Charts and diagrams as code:
[BEGIN]
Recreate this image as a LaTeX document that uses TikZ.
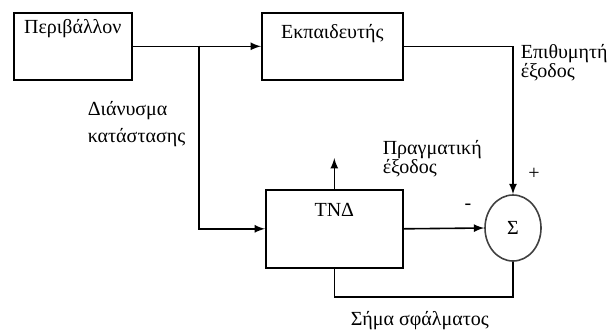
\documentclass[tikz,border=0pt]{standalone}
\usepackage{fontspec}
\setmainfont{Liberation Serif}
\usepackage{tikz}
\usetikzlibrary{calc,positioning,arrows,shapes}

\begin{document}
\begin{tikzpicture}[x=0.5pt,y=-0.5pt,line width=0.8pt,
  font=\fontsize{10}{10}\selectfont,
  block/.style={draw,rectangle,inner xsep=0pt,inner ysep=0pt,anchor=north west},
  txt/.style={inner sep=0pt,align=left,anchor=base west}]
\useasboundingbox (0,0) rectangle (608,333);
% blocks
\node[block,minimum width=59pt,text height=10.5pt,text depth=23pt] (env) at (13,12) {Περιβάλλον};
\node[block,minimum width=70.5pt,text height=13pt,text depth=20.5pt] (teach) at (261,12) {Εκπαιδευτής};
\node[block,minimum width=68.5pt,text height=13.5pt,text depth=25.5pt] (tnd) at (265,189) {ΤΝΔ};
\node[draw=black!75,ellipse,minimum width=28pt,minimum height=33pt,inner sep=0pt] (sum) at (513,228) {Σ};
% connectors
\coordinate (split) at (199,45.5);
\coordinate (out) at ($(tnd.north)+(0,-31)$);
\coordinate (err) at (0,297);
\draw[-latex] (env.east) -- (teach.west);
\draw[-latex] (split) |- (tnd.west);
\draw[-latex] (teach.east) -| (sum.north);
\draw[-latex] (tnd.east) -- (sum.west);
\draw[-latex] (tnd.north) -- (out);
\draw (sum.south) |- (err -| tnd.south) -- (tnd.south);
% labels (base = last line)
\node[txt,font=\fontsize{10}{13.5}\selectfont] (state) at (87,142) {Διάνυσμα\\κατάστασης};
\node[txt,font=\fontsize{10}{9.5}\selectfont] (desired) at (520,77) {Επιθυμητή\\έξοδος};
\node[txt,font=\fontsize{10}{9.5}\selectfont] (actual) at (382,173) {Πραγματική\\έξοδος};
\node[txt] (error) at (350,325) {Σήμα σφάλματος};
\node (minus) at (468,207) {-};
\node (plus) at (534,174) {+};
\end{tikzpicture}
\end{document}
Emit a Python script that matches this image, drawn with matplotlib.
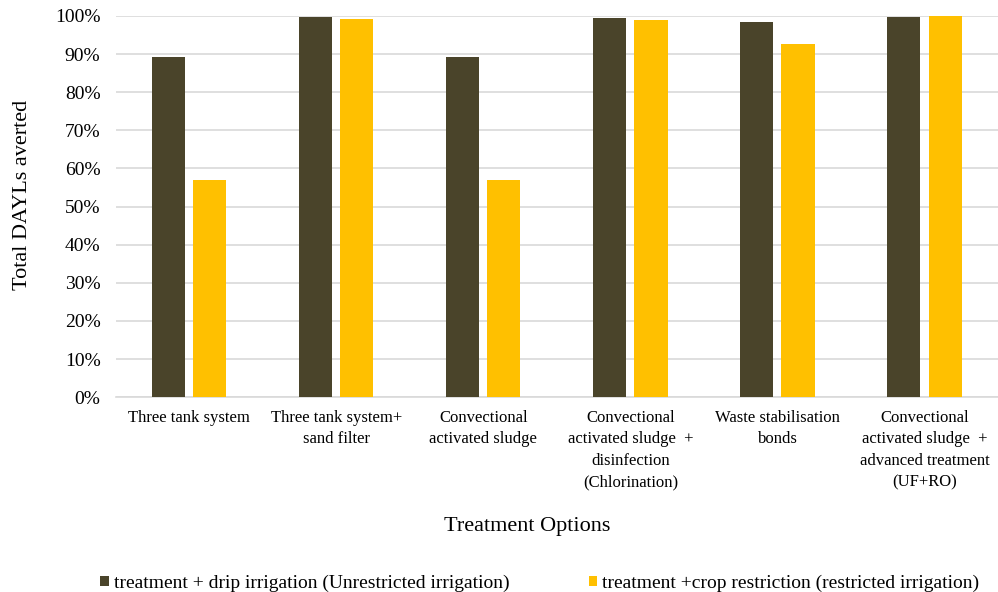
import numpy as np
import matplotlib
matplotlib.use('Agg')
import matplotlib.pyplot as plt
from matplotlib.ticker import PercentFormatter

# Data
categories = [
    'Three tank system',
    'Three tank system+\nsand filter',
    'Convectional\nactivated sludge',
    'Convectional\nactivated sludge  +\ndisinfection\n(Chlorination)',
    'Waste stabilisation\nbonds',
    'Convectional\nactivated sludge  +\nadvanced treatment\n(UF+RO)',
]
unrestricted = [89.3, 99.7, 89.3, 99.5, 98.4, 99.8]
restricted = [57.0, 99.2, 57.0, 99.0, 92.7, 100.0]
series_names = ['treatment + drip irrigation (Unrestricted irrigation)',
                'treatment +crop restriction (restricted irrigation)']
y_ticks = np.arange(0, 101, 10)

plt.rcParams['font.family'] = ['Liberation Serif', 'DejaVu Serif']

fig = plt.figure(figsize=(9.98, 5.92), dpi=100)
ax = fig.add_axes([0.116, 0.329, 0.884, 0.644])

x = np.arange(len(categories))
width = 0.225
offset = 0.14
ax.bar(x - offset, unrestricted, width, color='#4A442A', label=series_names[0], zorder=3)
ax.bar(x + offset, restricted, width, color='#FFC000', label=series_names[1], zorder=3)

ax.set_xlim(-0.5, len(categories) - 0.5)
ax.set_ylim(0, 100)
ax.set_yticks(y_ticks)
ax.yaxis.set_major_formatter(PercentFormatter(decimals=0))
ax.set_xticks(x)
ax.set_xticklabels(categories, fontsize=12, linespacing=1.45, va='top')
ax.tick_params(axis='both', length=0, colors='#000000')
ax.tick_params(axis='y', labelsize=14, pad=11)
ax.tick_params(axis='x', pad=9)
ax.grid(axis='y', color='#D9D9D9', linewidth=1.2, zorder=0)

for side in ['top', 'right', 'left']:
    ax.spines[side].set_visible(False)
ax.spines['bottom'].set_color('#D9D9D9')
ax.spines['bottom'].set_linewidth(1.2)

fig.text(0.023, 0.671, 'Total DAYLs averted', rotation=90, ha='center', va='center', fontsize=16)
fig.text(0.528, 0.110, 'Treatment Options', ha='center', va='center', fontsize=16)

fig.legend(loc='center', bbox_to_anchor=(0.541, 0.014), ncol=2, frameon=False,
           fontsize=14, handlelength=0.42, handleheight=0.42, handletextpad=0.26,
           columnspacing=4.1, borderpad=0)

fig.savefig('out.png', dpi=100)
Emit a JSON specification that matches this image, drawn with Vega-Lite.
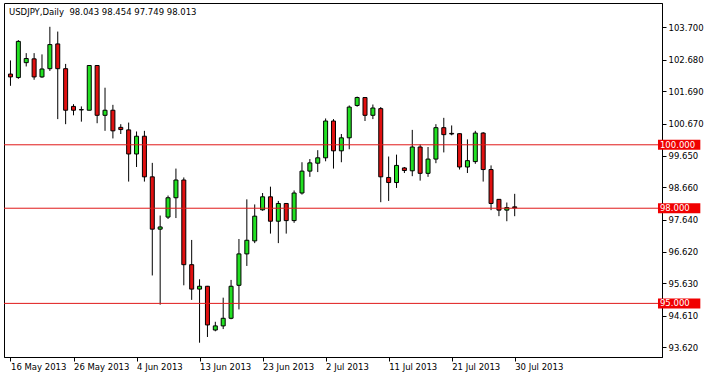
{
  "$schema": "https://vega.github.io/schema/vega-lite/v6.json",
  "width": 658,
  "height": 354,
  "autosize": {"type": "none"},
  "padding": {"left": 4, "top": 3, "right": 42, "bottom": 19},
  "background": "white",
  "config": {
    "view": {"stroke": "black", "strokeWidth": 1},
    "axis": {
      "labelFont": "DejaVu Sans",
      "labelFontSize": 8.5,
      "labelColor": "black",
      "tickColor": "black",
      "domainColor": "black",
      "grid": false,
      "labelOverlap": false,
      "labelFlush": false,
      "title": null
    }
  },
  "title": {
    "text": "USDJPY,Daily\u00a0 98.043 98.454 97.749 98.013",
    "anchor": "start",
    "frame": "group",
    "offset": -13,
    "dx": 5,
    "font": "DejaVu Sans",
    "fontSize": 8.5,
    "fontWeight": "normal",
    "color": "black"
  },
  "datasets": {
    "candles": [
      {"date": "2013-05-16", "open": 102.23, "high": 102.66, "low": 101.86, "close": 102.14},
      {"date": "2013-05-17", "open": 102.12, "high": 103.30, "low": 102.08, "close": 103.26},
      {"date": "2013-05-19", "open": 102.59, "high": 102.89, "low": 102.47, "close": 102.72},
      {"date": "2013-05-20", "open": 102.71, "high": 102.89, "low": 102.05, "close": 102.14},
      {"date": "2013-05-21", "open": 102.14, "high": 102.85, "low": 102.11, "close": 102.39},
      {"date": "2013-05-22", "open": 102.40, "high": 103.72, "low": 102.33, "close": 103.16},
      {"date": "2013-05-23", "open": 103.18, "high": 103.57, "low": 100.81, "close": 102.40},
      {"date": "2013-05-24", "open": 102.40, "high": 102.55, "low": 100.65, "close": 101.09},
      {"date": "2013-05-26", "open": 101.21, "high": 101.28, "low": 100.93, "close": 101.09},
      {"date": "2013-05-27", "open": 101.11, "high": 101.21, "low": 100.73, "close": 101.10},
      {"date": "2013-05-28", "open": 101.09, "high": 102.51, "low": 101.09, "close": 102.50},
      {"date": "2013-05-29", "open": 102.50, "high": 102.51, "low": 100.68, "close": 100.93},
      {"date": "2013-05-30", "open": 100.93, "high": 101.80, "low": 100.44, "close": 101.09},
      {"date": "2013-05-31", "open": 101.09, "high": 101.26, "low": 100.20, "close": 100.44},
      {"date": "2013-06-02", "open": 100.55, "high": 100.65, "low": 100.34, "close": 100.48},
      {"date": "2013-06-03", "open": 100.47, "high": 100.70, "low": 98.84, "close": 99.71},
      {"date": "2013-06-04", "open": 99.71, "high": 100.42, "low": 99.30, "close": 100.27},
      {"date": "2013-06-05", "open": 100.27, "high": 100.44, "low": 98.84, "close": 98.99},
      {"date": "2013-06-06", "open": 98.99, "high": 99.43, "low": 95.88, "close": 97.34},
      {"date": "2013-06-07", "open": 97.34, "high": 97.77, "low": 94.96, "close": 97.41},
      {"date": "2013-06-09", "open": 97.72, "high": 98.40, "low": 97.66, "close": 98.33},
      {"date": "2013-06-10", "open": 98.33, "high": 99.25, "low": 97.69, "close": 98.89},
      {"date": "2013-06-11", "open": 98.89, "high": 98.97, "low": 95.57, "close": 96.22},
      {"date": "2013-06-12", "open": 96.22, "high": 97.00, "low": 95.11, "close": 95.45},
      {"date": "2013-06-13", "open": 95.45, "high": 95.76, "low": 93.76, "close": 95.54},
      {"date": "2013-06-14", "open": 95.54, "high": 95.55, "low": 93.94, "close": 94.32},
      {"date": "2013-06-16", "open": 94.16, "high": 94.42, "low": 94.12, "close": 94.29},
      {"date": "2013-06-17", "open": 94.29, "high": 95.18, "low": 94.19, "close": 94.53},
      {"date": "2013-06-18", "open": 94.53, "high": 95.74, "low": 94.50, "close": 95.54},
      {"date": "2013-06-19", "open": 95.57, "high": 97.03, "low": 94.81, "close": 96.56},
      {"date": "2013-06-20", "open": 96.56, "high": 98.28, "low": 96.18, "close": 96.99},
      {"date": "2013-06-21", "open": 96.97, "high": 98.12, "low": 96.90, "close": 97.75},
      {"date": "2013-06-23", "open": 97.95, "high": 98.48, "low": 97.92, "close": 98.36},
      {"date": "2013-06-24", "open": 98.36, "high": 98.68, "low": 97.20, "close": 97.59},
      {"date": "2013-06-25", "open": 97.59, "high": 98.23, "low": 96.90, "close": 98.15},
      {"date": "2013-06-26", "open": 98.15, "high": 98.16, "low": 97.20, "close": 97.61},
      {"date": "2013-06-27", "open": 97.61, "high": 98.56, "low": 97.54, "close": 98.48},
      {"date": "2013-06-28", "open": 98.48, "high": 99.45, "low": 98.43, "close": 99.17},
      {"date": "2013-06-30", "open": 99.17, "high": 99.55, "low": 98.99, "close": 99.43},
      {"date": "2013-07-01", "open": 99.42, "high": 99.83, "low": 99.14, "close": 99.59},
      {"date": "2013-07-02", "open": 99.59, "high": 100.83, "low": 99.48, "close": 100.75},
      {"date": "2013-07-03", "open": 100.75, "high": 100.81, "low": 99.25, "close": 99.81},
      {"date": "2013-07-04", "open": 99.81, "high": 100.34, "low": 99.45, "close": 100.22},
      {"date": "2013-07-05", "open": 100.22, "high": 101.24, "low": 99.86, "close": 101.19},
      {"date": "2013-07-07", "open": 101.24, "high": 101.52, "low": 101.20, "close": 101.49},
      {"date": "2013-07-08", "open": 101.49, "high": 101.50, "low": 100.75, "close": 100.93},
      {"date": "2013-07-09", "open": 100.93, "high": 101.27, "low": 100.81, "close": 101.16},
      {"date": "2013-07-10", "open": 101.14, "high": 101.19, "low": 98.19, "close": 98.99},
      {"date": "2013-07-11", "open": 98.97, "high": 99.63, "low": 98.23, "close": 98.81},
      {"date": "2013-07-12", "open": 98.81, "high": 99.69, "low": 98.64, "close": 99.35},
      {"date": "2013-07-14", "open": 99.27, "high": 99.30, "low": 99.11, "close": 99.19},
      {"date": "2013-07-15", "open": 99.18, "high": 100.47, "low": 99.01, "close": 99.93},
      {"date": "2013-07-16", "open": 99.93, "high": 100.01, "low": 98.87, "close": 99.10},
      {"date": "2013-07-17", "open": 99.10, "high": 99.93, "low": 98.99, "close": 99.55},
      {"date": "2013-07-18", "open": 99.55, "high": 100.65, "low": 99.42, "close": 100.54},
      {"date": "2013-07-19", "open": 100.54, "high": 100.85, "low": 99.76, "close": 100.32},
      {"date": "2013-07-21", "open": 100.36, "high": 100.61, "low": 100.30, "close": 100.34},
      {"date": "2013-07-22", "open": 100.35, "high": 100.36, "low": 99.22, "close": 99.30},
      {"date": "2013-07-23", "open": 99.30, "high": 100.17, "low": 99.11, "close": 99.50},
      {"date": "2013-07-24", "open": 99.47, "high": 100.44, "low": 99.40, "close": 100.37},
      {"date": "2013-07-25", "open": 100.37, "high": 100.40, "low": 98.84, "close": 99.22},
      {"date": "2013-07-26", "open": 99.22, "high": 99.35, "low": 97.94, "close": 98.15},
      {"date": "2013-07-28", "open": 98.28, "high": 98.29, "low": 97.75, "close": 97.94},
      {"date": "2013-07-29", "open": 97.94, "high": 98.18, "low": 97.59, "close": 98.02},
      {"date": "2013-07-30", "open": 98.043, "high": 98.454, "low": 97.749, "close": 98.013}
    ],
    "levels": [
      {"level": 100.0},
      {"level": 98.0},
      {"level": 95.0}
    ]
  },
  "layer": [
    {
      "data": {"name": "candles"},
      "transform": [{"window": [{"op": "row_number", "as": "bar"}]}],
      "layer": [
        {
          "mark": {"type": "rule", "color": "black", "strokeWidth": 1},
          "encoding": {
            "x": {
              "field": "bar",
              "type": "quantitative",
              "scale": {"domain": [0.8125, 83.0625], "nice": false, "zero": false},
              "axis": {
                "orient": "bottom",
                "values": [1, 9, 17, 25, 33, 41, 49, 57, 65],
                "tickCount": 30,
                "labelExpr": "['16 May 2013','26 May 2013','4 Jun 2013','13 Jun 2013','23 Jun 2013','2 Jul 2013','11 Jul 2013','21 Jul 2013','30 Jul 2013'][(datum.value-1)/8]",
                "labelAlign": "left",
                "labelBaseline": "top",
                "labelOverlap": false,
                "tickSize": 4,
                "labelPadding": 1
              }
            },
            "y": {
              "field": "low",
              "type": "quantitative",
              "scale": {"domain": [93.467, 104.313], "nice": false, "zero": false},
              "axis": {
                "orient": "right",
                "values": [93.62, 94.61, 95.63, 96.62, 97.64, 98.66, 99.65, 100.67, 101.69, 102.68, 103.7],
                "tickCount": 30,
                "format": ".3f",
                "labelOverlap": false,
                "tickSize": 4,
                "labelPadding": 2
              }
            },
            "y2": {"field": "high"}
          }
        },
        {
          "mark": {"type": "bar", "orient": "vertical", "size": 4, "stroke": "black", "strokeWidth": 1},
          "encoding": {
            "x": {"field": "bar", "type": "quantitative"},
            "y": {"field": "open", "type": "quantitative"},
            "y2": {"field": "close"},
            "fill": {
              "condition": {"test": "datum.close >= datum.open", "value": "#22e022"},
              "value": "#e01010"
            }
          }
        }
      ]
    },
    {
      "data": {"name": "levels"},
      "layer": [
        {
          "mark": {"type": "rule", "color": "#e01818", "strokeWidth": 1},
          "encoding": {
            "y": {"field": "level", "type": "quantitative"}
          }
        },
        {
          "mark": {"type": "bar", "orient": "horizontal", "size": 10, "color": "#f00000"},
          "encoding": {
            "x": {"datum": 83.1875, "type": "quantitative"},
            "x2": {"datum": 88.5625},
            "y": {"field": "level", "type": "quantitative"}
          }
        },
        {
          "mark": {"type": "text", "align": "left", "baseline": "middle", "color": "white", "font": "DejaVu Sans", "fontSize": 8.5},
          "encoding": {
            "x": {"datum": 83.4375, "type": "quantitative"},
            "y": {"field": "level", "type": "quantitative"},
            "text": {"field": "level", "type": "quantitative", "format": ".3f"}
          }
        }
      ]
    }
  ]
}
[END]
Prompt:
Your copy should hold only the lines from the one containing "Emit a Python" through the one containing "from matplotlib.ticker import", word for word, with no pictures.

Solution for this problem:
Emit a Python script that matches this image, drawn with matplotlib.
import numpy as np
import matplotlib
matplotlib.use('Agg')
import matplotlib.pyplot as plt
from matplotlib.ticker import PercentFormatter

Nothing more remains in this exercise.